De esta forma, la excepcionalidad de la situación, unida a las ideologías a las que nadie está dispuesto a renunciar, se han convertido en una fuerza de centrifugación peligrosamente radicalizante, cuando lo que realmente necesitamos es, precisamente, todo lo contrario.

En la película sobre Robin Hood dirigida por Ridley Scott y que protagonizó Russell Crowe se hace referencia a la fuerza que tendría contra la injusticia la movilización de la gente normal. “Until lambs become lions” es el lema que queda escrito en la piedra. Y este es el que me gustaría que quedara como mi deseo en estos días. Espero que surja una revolución de los moderados, de los que han estado siempre silenciosos y se han dedicado siempre a cumplir con su deber cívico, que creen en los consensos y que han ido viendo como se ha radicalizado todo, a un lado y a otro del espectro político.
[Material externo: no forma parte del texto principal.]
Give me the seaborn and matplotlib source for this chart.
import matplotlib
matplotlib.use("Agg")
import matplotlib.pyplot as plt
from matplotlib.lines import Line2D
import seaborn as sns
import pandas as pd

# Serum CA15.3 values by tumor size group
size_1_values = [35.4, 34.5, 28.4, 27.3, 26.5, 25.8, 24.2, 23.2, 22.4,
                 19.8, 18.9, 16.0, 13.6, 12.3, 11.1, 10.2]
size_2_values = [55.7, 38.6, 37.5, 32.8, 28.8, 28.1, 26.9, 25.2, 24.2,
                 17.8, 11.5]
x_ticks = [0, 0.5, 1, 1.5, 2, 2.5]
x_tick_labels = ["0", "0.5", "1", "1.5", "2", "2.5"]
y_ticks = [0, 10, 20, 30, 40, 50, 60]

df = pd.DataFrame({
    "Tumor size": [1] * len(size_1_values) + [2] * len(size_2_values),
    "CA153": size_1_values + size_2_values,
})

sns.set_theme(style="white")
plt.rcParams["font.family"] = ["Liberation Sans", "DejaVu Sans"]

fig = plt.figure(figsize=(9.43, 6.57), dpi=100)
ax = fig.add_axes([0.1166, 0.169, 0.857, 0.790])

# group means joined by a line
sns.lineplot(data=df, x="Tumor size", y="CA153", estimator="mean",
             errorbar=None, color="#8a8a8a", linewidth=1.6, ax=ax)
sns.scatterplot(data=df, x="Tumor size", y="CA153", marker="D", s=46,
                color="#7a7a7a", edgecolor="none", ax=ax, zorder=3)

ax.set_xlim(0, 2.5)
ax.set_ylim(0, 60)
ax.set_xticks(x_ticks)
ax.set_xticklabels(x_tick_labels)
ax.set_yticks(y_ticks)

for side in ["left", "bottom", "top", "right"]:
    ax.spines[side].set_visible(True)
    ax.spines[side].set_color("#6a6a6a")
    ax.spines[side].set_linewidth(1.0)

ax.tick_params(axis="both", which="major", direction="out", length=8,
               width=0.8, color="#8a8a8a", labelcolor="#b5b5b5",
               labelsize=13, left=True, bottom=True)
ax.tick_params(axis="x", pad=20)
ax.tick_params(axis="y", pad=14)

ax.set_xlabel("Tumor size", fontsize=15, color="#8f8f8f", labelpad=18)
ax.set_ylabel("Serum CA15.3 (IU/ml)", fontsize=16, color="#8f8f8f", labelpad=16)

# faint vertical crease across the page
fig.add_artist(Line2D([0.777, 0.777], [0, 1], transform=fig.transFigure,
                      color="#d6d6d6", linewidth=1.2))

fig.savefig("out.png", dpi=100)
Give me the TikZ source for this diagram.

Y que ahora, convertidos en leones por las circunstancias, utilicen la mayoría que siempre han sido para imponerse sobre la cansina radicalidad que nos rodea.

Tenemos todavía demasiados pocos datos para la profusión de teorías, de todo tipo, que se han generado desde el principio de la crisis de la Covid-19. Ignoramos mucho más de lo que podemos saber y no somos capaces de reconocerlo, ni siquiera después del revolcón que nos está dando la realidad estos días.